From the first line of the listing below, retype each line up to and including the one with "const yTickValues = [0, 0.2, 0.4, 0.6, 0.8, 1.0, 1.2, 1.4];"; pictures stay out.

** STORED DATA **
___
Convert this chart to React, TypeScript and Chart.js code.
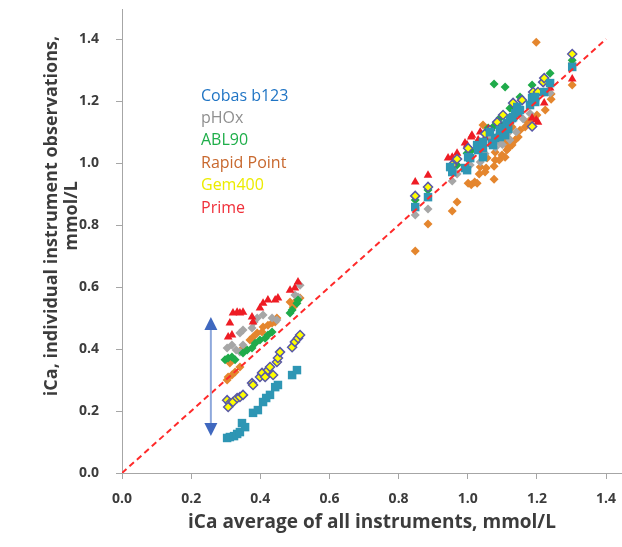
import React, { useEffect, useRef } from 'react';
import { Chart, registerables } from 'chart.js';

Chart.register(...registerables);

// ---------- data ----------
const xTickValues = [0, 0.2, 0.4, 0.6, 0.8, 1.0, 1.2, 1.4];
const yTickValues = [0, 0.2, 0.4, 0.6, 0.8, 1.0, 1.2, 1.4];

const legendLabels = ['Cobas b123', 'pHOx', 'ABL90', 'Rapid Point', 'Gem400', 'Prime'];
const legendColors = ['#1f74c4', '#8f8f8f', '#1fae4a', '#c8682e', '#ecec00', '#f0303a'];

const identityLine: [number, number][] = [[0, 0], [1.4, 1.4]];
const arrowX = 0.257;
const arrowY: [number, number] = [0.503, 0.119];

const cobas: [number, number][] = [
  [0.304, 0.113], [0.312, 0.116], [0.324, 0.119], [0.333, 0.126], [0.341, 0.132], [0.347, 0.161],
  [0.356, 0.148], [0.379, 0.194], [0.393, 0.203], [0.408, 0.229], [0.417, 0.242], [0.428, 0.252],
  [0.443, 0.277], [0.451, 0.284], [0.492, 0.316], [0.506, 0.332],
  [0.848, 0.858], [0.885, 0.890], [0.955, 0.971], [0.949, 0.987], [0.992, 0.984], [0.998, 0.977],
  [1.001, 1.019], [1.007, 1.016], [1.027, 1.058], [1.030, 1.042], [1.044, 1.019], [1.044, 1.048],
  [1.044, 1.068], [1.070, 1.065], [1.073, 1.058], [1.064, 1.100], [1.079, 1.081], [1.093, 1.084],
  [1.093, 1.106], [1.102, 1.113], [1.108, 1.090], [1.113, 1.123], [1.117, 1.110], [1.113, 1.129],
  [1.122, 1.139], [1.128, 1.145], [1.131, 1.148], [1.137, 1.161], [1.143, 1.181], [1.146, 1.165],
  [1.151, 1.171], [1.180, 1.187], [1.186, 1.210], [1.195, 1.197], [1.195, 1.213], [1.221, 1.229],
  [1.238, 1.258], [1.302, 1.310],
];

const phox: [number, number][] = [
  [0.304, 0.403], [0.318, 0.413], [0.330, 0.397], [0.341, 0.390], [0.350, 0.413], [0.341, 0.452],
  [0.350, 0.461], [0.376, 0.468], [0.382, 0.487], [0.391, 0.500], [0.408, 0.510], [0.434, 0.500],
  [0.448, 0.494], [0.500, 0.574], [0.509, 0.568], [0.515, 0.606],
  [0.848, 0.832], [0.885, 0.852], [0.955, 0.942], [0.969, 0.965], [1.007, 0.994], [1.036, 1.003],
  [1.050, 1.030], [1.065, 1.084], [1.080, 1.050], [1.093, 1.065], [1.100, 1.060], [1.115, 1.095],
  [1.122, 1.074], [1.140, 1.100], [1.160, 1.142], [1.180, 1.160], [1.221, 1.229], [1.238, 1.226],
  [1.302, 1.323],
];

const abl90: [number, number][] = [
  [0.298, 0.365], [0.307, 0.371], [0.318, 0.374], [0.327, 0.365], [0.350, 0.387], [0.362, 0.397],
  [0.376, 0.403], [0.385, 0.419], [0.399, 0.429], [0.414, 0.435], [0.422, 0.445], [0.434, 0.455],
  [0.486, 0.516], [0.492, 0.526], [0.506, 0.548], [0.509, 0.558],
  [0.848, 0.881], [0.885, 0.913], [0.955, 0.980], [0.969, 0.994], [0.998, 1.032], [1.010, 1.040],
  [1.027, 1.058], [1.044, 1.068], [1.059, 1.113], [1.073, 1.116], [1.093, 1.145], [1.100, 1.120],
  [1.076, 1.255], [1.108, 1.245], [1.122, 1.177], [1.131, 1.187], [1.151, 1.213], [1.186, 1.252],
  [1.189, 1.229], [1.218, 1.261], [1.238, 1.290], [1.302, 1.332],
];

const rapidPoint: [number, number][] = [
  [0.304, 0.300], [0.307, 0.310], [0.318, 0.316], [0.327, 0.326], [0.312, 0.355], [0.341, 0.342],
  [0.350, 0.403], [0.370, 0.429], [0.379, 0.439], [0.391, 0.452], [0.405, 0.455], [0.408, 0.471],
  [0.422, 0.477], [0.434, 0.484], [0.443, 0.487], [0.448, 0.500], [0.486, 0.552], [0.495, 0.535],
  [0.506, 0.558], [0.515, 0.565],
  [1.198, 1.390], [0.848, 0.716], [0.885, 0.803], [0.955, 0.845], [0.969, 0.874], [1.001, 0.935],
  [1.010, 0.930], [1.020, 0.939], [1.027, 0.935], [1.033, 0.965], [1.076, 0.948], [1.036, 0.987],
  [1.050, 0.971], [1.053, 0.984], [1.076, 0.990], [1.079, 1.010], [1.091, 1.010], [1.056, 1.016],
  [1.099, 1.026], [1.108, 1.019], [1.113, 1.042], [1.117, 1.048], [1.093, 1.068], [1.108, 1.065],
  [1.128, 1.058], [1.137, 1.074], [1.117, 1.081], [1.146, 1.084], [1.151, 1.106], [1.128, 1.116],
  [1.166, 1.116], [1.174, 1.132], [1.186, 1.145], [1.200, 1.155], [1.224, 1.171], [1.241, 1.206],
  [1.241, 1.223], [1.302, 1.252], [1.044, 1.123], [1.102, 1.074], [1.079, 1.035],
];

const gem400: [number, number][] = [
  [0.304, 0.235], [0.312, 0.226], [0.307, 0.213], [0.321, 0.229], [0.333, 0.242], [0.341, 0.245],
  [0.350, 0.252], [0.376, 0.290], [0.379, 0.284], [0.399, 0.310], [0.405, 0.323], [0.414, 0.310],
  [0.422, 0.332], [0.428, 0.342], [0.437, 0.316], [0.448, 0.358], [0.451, 0.371], [0.457, 0.390],
  [0.492, 0.406], [0.500, 0.423], [0.509, 0.435], [0.515, 0.445],
  [0.848, 0.894], [0.885, 0.923], [0.955, 0.994], [0.969, 1.013], [1.001, 1.048], [1.036, 1.052],
  [1.050, 1.095], [1.064, 1.106], [1.085, 1.132], [1.102, 1.155], [1.131, 1.194], [1.157, 1.203],
  [1.186, 1.118], [1.189, 1.229], [1.203, 1.229], [1.218, 1.261], [1.221, 1.274], [1.302, 1.352],
];

const prime: [number, number][] = [
  [0.312, 0.484], [0.321, 0.516], [0.333, 0.519], [0.341, 0.516], [0.350, 0.519], [0.307, 0.439],
  [0.318, 0.445], [0.376, 0.503], [0.379, 0.487], [0.399, 0.532], [0.408, 0.548], [0.422, 0.558],
  [0.443, 0.558], [0.451, 0.565], [0.486, 0.590], [0.500, 0.597], [0.509, 0.616],
  [0.848, 0.939], [0.885, 0.961], [0.943, 1.016], [0.955, 1.019], [0.969, 1.032], [0.992, 1.065],
  [0.998, 1.058], [1.010, 1.084], [1.012, 1.090], [1.030, 1.074], [1.036, 1.100], [1.050, 1.081],
  [1.056, 1.097], [1.060, 1.110], [1.093, 1.100], [1.131, 1.150], [1.146, 1.177], [1.186, 1.145],
  [1.198, 1.139], [1.203, 1.132], [1.221, 1.194], [1.238, 1.242], [1.302, 1.271],
];

const toXY = (arr: [number, number][]) => arr.map(([x, y]) => ({ x, y }));

const FONT = '"Open Sans", Lato, sans-serif';
const TEXT_COLOR = '#3c3c3c';

const overlayPlugin = {
  id: 'overlay',
  afterDatasetsDraw(chart: any) {
    const { ctx, scales, chartArea } = chart;
    const xs = scales.x;
    const ys = scales.y;
    // arrow
    const ax = xs.getPixelForValue(arrowX);
    const yTop = ys.getPixelForValue(arrowY[0]);
    const yBot = ys.getPixelForValue(arrowY[1]);
    const headL = 13;
    const headW = 6.5;
    ctx.save();
    ctx.strokeStyle = '#8ea8dc';
    ctx.lineWidth = 2;
    ctx.beginPath();
    ctx.moveTo(ax, yTop + headL - 1);
    ctx.lineTo(ax, yBot - headL + 1);
    ctx.stroke();
    ctx.fillStyle = '#3f68bf';
    ctx.beginPath();
    ctx.moveTo(ax, yTop);
    ctx.lineTo(ax - headW, yTop + headL);
    ctx.lineTo(ax + headW, yTop + headL);
    ctx.closePath();
    ctx.fill();
    ctx.beginPath();
    ctx.moveTo(ax, yBot);
    ctx.lineTo(ax - headW, yBot - headL);
    ctx.lineTo(ax + headW, yBot - headL);
    ctx.closePath();
    ctx.fill();
    // legend text
    ctx.font = `16px ${FONT}`;
    ctx.textAlign = 'left';
    ctx.textBaseline = 'middle';
    legendLabels.forEach((label, i) => {
      ctx.fillStyle = legendColors[i];
      ctx.fillText(label, chartArea.left + 79, chartArea.top + 87 + i * 22.4);
    });
    // y axis title
    ctx.font = `bold 18px ${FONT}`;
    ctx.fillStyle = TEXT_COLOR;
    ctx.textAlign = 'center';
    ctx.translate(52, 216);
    ctx.rotate(-Math.PI / 2);
    ctx.fillText('iCa, individual instrument observations,', 0, 0);
    ctx.fillText('mmol/L', 0, 20);
    ctx.restore();
  },
};

export default function App() {
  const ref = useRef<HTMLCanvasElement>(null);
  useEffect(() => {
    document.body.style.margin = '0';
    const pointDs = (label: string, data: [number, number][], style: string, radius: number, bg: string, border?: string, bw = 0) => ({
      type: 'scatter' as const,
      label,
      data: toXY(data),
      pointStyle: style,
      pointRadius: radius,
      pointHoverRadius: radius,
      backgroundColor: bg,
      borderColor: border || bg,
      borderWidth: bw,
      showLine: false,
    });
    const chart = new Chart(ref.current!, {
      type: 'scatter',
      data: {
        datasets: [
          {
            type: 'line',
            label: 'identity',
            data: toXY(identityLine),
            borderColor: '#ff2a2a',
            borderWidth: 2,
            borderDash: [6, 4],
            pointRadius: 0,
            fill: false,
          } as any,
          pointDs('Cobas b123', cobas, 'rect', 6, '#2e96b4'),
          pointDs('Gem400', gem400, 'rectRot', 4.5, '#ffff00', '#5858a8', 1.5),
          pointDs('Prime', prime, 'triangle', 5, '#ee1c24'),
          pointDs('ABL90', abl90, 'rectRot', 4.5, '#1fab4a'),
          pointDs('pHOx', phox, 'rectRot', 4.5, '#a6a6a6'),
          pointDs('Rapid Point', rapidPoint, 'rectRot', 4.5, '#e4862e'),
        ],
      },
      options: {
        responsive: false,
        animation: false,
        layout: { autoPadding: false, padding: { top: 9, right: 0, left: 0, bottom: 0 } },
        plugins: { legend: { display: false }, tooltip: { enabled: false } },
        scales: {
          x: {
            type: 'linear',
            min: 0,
            max: 1.446,
            afterBuildTicks: (s: any) => { s.ticks = xTickValues.map((v) => ({ value: v })); },
            afterFit: (s: any) => { s.height = 74; s.paddingLeft = 0; s.paddingRight = 0; },
            ticks: {
              font: { family: FONT, size: 14, weight: 'bold' },
              color: TEXT_COLOR,
              padding: 12,
              callback: (v: any) => Number(v).toFixed(1),
            },
            grid: { drawOnChartArea: false, drawTicks: true, tickLength: 6, color: '#a6a6a6' },
            border: { color: '#a6a6a6', width: 1 },
            title: {
              display: true,
              text: 'iCa average of all instruments, mmol/L',
              font: { family: FONT, size: 19, weight: 'bold' },
              color: TEXT_COLOR,
              padding: { top: 0, bottom: 13 },
            },
          },
          y: {
            type: 'linear',
            min: 0,
            max: 1.497,
            afterBuildTicks: (s: any) => { s.ticks = yTickValues.map((v) => ({ value: v })); },
            afterFit: (s: any) => { s.width = 122; s.paddingTop = 0; s.paddingBottom = 0; },
            ticks: {
              font: { family: FONT, size: 14, weight: 'bold' },
              color: TEXT_COLOR,
              padding: 17,
              callback: (v: any) => Number(v).toFixed(1),
            },
            grid: { drawOnChartArea: false, drawTicks: true, tickLength: 6, color: '#a6a6a6' },
            border: { color: '#a6a6a6', width: 1 },
          },
        },
      },
      plugins: [overlayPlugin],
    });
    return () => chart.destroy();
  }, []);
  return (
    <div style={{ width: 622, height: 547 }}>
      <canvas ref={ref} width={622} height={547} />
    </div>
  );
}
___
** RESPONSE FOR THIS EXERCISE **
Convert this chart to React, TypeScript and Chart.js code.
import React, { useEffect, useRef } from 'react';
import { Chart, registerables } from 'chart.js';

Chart.register(...registerables);

// ---------- data ----------
const xTickValues = [0, 0.2, 0.4, 0.6, 0.8, 1.0, 1.2, 1.4];
const yTickValues = [0, 0.2, 0.4, 0.6, 0.8, 1.0, 1.2, 1.4];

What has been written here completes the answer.